#### [TASK INPUTS]
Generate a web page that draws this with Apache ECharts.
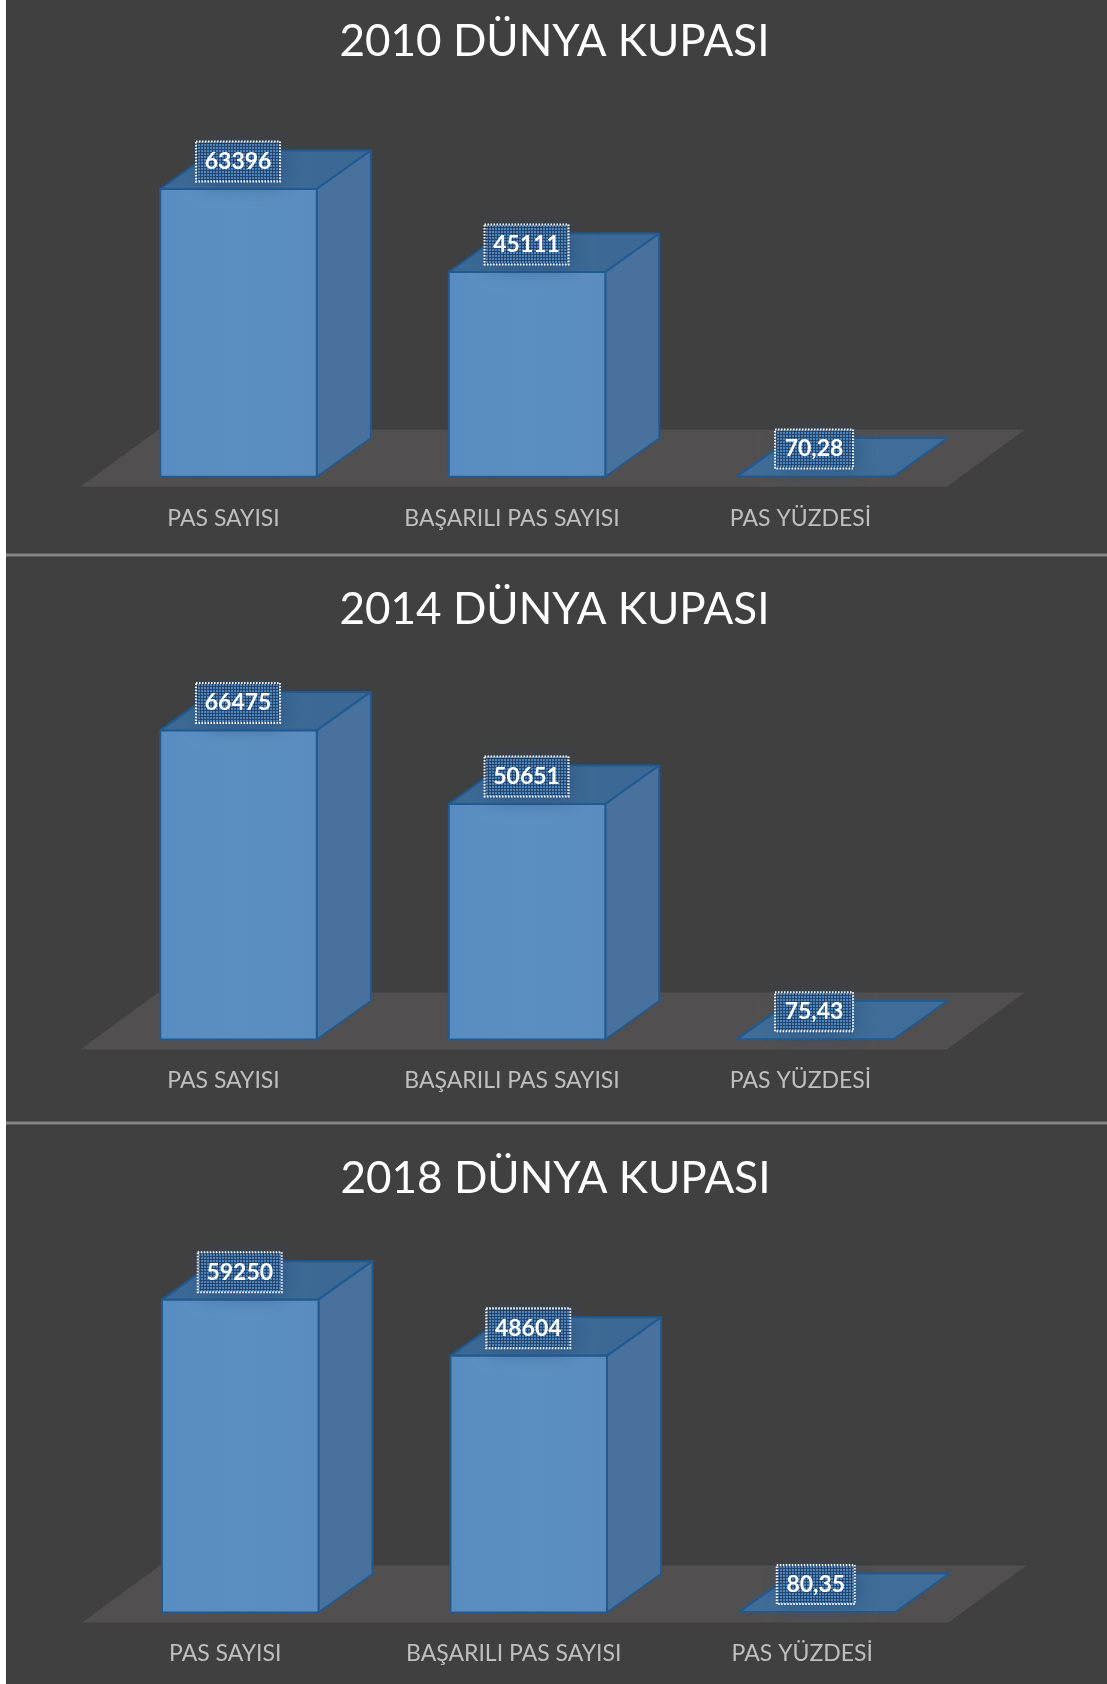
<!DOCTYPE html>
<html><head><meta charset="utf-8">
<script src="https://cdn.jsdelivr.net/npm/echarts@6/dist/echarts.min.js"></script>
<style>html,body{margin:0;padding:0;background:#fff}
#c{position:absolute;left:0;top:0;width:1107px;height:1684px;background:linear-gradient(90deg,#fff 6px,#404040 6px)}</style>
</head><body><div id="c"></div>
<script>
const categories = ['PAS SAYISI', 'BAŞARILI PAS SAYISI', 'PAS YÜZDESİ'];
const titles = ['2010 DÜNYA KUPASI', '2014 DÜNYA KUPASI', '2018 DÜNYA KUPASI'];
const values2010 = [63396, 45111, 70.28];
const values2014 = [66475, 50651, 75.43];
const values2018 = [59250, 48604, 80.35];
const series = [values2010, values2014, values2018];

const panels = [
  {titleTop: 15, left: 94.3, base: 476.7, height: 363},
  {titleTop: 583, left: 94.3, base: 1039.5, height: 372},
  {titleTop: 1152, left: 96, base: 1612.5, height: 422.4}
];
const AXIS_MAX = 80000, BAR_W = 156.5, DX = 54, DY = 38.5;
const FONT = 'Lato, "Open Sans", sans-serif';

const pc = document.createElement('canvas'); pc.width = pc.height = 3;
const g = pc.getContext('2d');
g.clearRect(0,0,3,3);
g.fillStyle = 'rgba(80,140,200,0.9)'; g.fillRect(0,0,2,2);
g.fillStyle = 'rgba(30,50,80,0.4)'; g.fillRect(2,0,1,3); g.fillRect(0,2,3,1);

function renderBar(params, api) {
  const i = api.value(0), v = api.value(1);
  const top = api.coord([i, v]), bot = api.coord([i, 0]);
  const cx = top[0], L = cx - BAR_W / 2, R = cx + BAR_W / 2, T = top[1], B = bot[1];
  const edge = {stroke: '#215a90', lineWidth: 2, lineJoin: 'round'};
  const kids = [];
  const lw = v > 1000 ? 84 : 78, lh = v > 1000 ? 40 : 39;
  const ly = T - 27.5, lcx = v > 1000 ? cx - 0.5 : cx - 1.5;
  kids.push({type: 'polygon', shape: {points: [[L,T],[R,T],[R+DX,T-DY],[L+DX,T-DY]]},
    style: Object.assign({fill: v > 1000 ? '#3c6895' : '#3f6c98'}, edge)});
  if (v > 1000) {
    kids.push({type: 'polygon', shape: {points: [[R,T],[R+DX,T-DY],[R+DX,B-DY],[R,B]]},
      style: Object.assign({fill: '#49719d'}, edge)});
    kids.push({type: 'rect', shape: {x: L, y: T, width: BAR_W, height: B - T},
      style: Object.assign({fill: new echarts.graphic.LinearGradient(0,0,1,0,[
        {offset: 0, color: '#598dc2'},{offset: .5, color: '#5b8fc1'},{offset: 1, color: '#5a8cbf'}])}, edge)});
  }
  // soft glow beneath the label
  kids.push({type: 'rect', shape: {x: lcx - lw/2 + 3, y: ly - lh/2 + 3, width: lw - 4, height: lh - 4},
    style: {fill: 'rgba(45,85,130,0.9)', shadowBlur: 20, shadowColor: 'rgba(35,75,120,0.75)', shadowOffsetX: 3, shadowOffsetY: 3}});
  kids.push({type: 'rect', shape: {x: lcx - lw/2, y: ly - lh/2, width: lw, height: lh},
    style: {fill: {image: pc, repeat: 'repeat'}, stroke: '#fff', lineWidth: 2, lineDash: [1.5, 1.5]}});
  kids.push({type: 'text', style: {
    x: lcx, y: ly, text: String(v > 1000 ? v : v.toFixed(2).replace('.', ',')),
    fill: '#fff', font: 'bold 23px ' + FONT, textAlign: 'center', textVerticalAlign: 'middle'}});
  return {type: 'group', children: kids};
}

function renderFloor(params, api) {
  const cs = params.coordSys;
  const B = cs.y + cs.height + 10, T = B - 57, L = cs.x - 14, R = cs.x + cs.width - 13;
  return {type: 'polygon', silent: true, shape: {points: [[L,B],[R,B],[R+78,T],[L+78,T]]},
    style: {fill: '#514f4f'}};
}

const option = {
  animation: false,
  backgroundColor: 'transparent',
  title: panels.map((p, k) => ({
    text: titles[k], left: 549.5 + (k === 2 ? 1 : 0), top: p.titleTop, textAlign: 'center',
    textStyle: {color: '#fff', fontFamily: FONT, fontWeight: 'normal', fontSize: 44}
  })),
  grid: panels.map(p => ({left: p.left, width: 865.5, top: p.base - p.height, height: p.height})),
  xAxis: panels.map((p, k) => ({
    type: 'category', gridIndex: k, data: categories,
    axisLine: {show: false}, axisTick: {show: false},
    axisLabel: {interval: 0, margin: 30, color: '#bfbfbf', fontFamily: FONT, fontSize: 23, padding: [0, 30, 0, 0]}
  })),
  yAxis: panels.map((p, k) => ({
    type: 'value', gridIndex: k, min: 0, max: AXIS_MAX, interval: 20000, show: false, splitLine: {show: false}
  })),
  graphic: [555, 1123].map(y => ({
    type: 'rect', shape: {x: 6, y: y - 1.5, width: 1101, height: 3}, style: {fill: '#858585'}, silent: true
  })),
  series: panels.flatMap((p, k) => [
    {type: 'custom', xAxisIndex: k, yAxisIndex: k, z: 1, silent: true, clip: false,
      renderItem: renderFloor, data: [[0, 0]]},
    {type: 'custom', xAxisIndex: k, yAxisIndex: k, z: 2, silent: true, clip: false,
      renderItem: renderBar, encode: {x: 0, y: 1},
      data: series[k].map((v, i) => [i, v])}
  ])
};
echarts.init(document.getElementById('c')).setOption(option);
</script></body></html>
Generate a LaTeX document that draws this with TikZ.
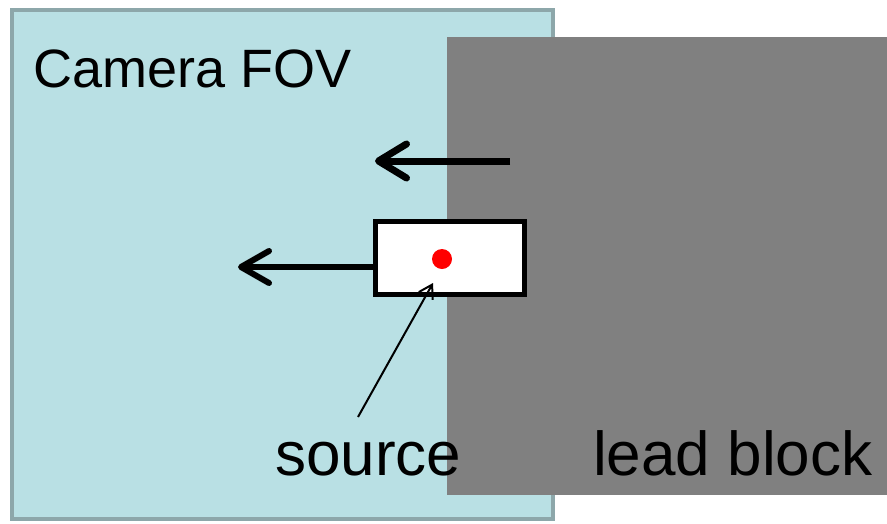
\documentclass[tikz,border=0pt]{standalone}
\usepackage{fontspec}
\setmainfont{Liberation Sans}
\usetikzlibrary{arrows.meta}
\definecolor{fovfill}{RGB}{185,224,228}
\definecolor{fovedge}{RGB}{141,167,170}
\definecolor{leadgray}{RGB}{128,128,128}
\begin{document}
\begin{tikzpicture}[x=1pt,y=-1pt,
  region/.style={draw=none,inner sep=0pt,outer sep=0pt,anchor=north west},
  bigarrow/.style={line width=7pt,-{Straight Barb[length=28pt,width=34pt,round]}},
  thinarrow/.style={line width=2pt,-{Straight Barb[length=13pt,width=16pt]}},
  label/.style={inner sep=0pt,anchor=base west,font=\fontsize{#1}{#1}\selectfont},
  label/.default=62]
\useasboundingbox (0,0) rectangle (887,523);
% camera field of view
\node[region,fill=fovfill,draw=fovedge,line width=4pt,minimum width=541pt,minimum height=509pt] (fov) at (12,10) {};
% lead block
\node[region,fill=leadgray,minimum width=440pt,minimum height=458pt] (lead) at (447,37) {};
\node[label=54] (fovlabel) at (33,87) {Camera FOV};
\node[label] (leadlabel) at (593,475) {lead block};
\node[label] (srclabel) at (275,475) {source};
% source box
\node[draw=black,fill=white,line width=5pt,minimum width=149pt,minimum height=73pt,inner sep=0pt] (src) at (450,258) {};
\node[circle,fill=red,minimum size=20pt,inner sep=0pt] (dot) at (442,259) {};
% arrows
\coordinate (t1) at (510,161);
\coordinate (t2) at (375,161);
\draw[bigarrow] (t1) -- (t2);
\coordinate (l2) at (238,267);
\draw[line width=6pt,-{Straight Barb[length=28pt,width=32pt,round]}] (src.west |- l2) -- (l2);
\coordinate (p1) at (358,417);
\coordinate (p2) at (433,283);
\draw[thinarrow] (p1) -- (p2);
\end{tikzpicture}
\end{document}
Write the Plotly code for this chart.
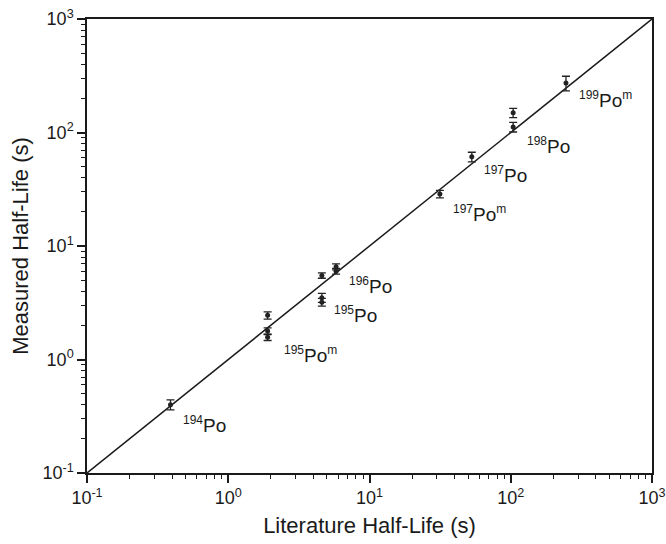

#### [OBJECTIVE]
Set down again, exactly, the lines of the material above from its first line to the one with "g.fillStyle = 'rgba(30,50,80,0.4)';", inclusive. Leave the pictures out.

#### [PROBLEM SOLUTION]
Generate a web page that draws this with Apache ECharts.
<!DOCTYPE html>
<html><head><meta charset="utf-8">
<script src="https://cdn.jsdelivr.net/npm/echarts@6/dist/echarts.min.js"></script>
<style>html,body{margin:0;padding:0;background:#fff}
#c{position:absolute;left:0;top:0;width:1107px;height:1684px;background:linear-gradient(90deg,#fff 6px,#404040 6px)}</style>
</head><body><div id="c"></div>
<script>
const categories = ['PAS SAYISI', 'BAŞARILI PAS SAYISI', 'PAS YÜZDESİ'];
const titles = ['2010 DÜNYA KUPASI', '2014 DÜNYA KUPASI', '2018 DÜNYA KUPASI'];
const values2010 = [63396, 45111, 70.28];
const values2014 = [66475, 50651, 75.43];
const values2018 = [59250, 48604, 80.35];
const series = [values2010, values2014, values2018];

const panels = [
  {titleTop: 15, left: 94.3, base: 476.7, height: 363},
  {titleTop: 583, left: 94.3, base: 1039.5, height: 372},
  {titleTop: 1152, left: 96, base: 1612.5, height: 422.4}
];
const AXIS_MAX = 80000, BAR_W = 156.5, DX = 54, DY = 38.5;
const FONT = 'Lato, "Open Sans", sans-serif';

const pc = document.createElement('canvas'); pc.width = pc.height = 3;
const g = pc.getContext('2d');
g.clearRect(0,0,3,3);
g.fillStyle = 'rgba(80,140,200,0.9)'; g.fillRect(0,0,2,2);
g.fillStyle = 'rgba(30,50,80,0.4)'; g.fillRect(2,0,1,3); g.fillRect(0,2,3,1);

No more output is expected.